John Fairchild: Yeah, absolutely. Yeah. No, if you’re allowing it to happen, then you’re really condoning it and more of it is going to occur. And like we were talking about before we came online is what happens a lot of times is you’ve got people that are habituated to doing a process a certain way that may be, hey God bless them if they didn’t know another way or maybe you’re shorthanded and they’re having to take the path of least resistance to get the thing done. Thank you for helping us. But now if we’re putting a process in getting properly staffed, we’ve got to get on the same bus and get on the right seat of the bus or else sometimes it’s just time to pull that bus over and let them off. Get somebody else on there that is willing.

Jim Fitzpatrick: Sometimes. Let the bus go over the cliff.

John Fairchild: Sometimes that’s the case too. Absolutely.

Jim Fitzpatrick: John Fairchild, Retail Automotive Trainer and president of Fairchild Automotive Solutions.
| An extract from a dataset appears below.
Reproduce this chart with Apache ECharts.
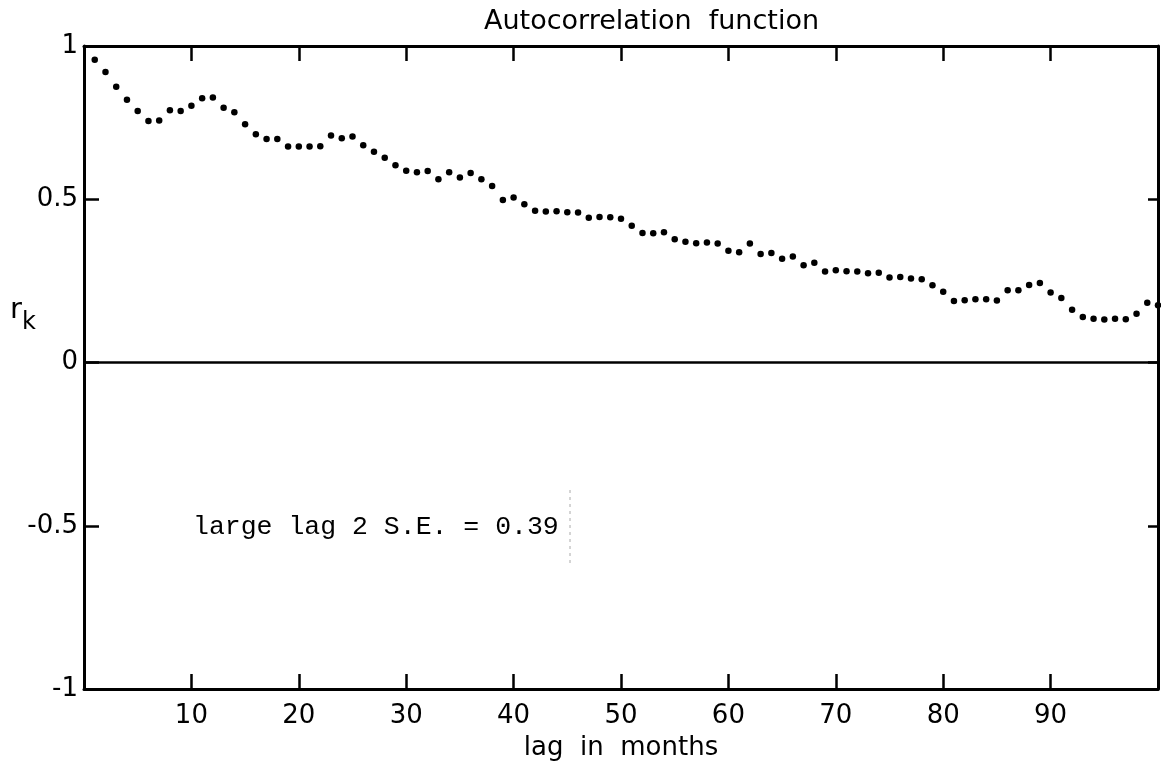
<!DOCTYPE html>
<html>
<head>
<meta charset="utf-8">
<title>Autocorrelation function</title>
<script src="https://cdn.jsdelivr.net/npm/echarts@6/dist/echarts.min.js"></script>
<style>
  html, body { margin: 0; padding: 0; background: #ffffff; }
  #chart { width: 1161px; height: 768px; }
</style>
</head>
<body>
<div id="chart"></div>
<script>
// Sample autocorrelation r_k for lags 1..100 (months)
const acf = [
  0.928, 0.890, 0.845, 0.805, 0.771, 0.740, 0.742, 0.773, 0.771, 0.787,
  0.810, 0.812, 0.781, 0.767, 0.730, 0.700, 0.685, 0.685, 0.662, 0.662,
  0.662, 0.663, 0.696, 0.687, 0.693, 0.666, 0.646, 0.628, 0.605, 0.588,
  0.583, 0.587, 0.562, 0.583, 0.567, 0.581, 0.562, 0.541, 0.498, 0.506,
  0.485, 0.465, 0.463, 0.464, 0.461, 0.460, 0.444, 0.446, 0.445, 0.441,
  0.419, 0.397, 0.396, 0.399, 0.378, 0.370, 0.366, 0.368, 0.365, 0.343,
  0.338, 0.365, 0.333, 0.336, 0.318, 0.325, 0.298, 0.306, 0.279, 0.283,
  0.280, 0.279, 0.274, 0.275, 0.261, 0.262, 0.258, 0.255, 0.237, 0.217,
  0.189, 0.191, 0.194, 0.194, 0.190, 0.222, 0.222, 0.238, 0.244, 0.215,
  0.198, 0.162, 0.140, 0.134, 0.132, 0.134, 0.133, 0.150, 0.183, 0.176
];

// Axis ranges and tick settings
const lagRange = [0, 100];
const lagStep = 10;
const rRange = [-1, 0.97];
const rStep = 0.5;

const titleText = 'Autocorrelation  function';
const xName = 'lag  in  months';
const seNote = 'large lag 2 S.E. = 0.39';

const points = acf.map((r, i) => [i + 1, r]);

const ink = '#000000';
const tickFont = '"DejaVu Sans", "Noto Sans", sans-serif';

function rLabel(v) {
  if (v > 0.9) return '1';
  if (v === 0) return '0';
  if (v === 0.5) return '0.5';
  if (v === -0.5) return '-0.5';
  if (v === -1) return '-1';
  return '';
}

const chart = echarts.init(document.getElementById('chart'), null, { renderer: 'canvas' });

chart.setOption({
  backgroundColor: '#ffffff',
  animation: false,
  title: {
    text: titleText,
    left: 479,
    top: 3,
    textStyle: { fontFamily: tickFont, fontSize: 27, fontWeight: 'normal', color: ink }
  },
  grid: { left: 84, right: 3, top: 46, bottom: 79, containLabel: false },
  xAxis: [
    {
      type: 'value',
      position: 'bottom',
      min: lagRange[0], max: lagRange[1], interval: lagStep,
      name: xName,
      nameLocation: 'middle',
      nameGap: 46,
      nameTextStyle: { fontFamily: tickFont, fontSize: 26, color: ink },
      axisLine: { show: true, onZero: false, lineStyle: { color: ink, width: 3 } },
      axisTick: { show: true, inside: true, length: 15, lineStyle: { color: ink, width: 2.5 } },
      axisLabel: {
        margin: 14, fontFamily: tickFont, fontSize: 26, color: ink,
        showMinLabel: false, showMaxLabel: false
      },
      splitLine: { show: false }
    },
    {
      type: 'value',
      position: 'top',
      min: lagRange[0], max: lagRange[1], interval: lagStep,
      axisLine: { show: true, onZero: false, lineStyle: { color: ink, width: 3 } },
      axisTick: { show: true, inside: true, length: 15, lineStyle: { color: ink, width: 2.5 } },
      axisLabel: { show: false },
      splitLine: { show: false }
    }
  ],
  yAxis: [
    {
      type: 'value',
      position: 'left',
      min: rRange[0], max: rRange[1], interval: rStep,
      axisLine: { show: true, onZero: false, lineStyle: { color: ink, width: 3 } },
      axisTick: { show: true, inside: true, length: 15, lineStyle: { color: ink, width: 2.5 } },
      axisLabel: { margin: 6, fontFamily: tickFont, fontSize: 26, color: ink, formatter: rLabel },
      splitLine: { show: false }
    },
    {
      type: 'value',
      position: 'right',
      min: rRange[0], max: rRange[1], interval: rStep,
      axisLine: { show: true, onZero: false, lineStyle: { color: ink, width: 3 } },
      axisTick: { show: true, inside: true, length: 10, lineStyle: { color: ink, width: 2.5 } },
      axisLabel: { show: false },
      splitLine: { show: false }
    }
  ],
  series: [
    {
      type: 'scatter',
      xAxisIndex: 0,
      yAxisIndex: 0,
      data: points,
      symbol: 'circle',
      symbolSize: 6.5,
      itemStyle: { color: ink, opacity: 1 },
      silent: true,
      markLine: {
        silent: true,
        symbol: 'none',
        label: { show: false },
        lineStyle: { color: ink, width: 2.5, type: 'solid', opacity: 1 },
        data: [{ yAxis: 0 }]
      }
    }
  ],
  graphic: [
    {
      type: 'text',
      left: 10,
      top: 296,
      style: {
        text: '{r|r}{k|k}',
        rich: {
          r: { fontFamily: tickFont, fontSize: 29, fill: ink, verticalAlign: 'top' },
          k: { fontFamily: tickFont, fontSize: 24, fill: ink, padding: [15, 0, 0, 0] }
        }
      }
    },
    {
      type: 'text',
      x: 193,
      y: 527,
      style: {
        text: seNote,
        fontFamily: '"Liberation Mono", "DejaVu Sans Mono", monospace',
        fontSize: 26.5,
        fill: ink,
        verticalAlign: 'middle'
      }
    },
    {
      type: 'line',
      shape: { x1: 570, y1: 490, x2: 570, y2: 566 },
      style: { stroke: '#aaaaaa', lineWidth: 1, lineDash: [3, 4] }
    }
  ]
});
</script>
</body>
</html>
And that’s the key is that you have the solutions.

John Fairchild: Yes sir.

Jim Fitzpatrick: So for these dealer that are out there listening to us, have this discussion today, man, give John a call if you’re wanting to take your 2020 net profit to the Nth degree, right?

John Fairchild: Please do. I’m here for you. I only want dealers that are really committed to change, Jim.

Jim Fitzpatrick: And you’re real world. I know because I’ve been in the business and talking to you over the years. These are real life solutions.

John Fairchild: I’m a real guy.

Jim Fitzpatrick: You are, yeah. Well thank you so much for joining us.

John Fairchild: Thank you. I appreciate the time to be in the studio and it’s always a pleasure.

Jim Fitzpatrick: Yeah, it’s great having you.

John Fairchild: Thank you.

Jim Fitzpatrick: Yeah, thanks.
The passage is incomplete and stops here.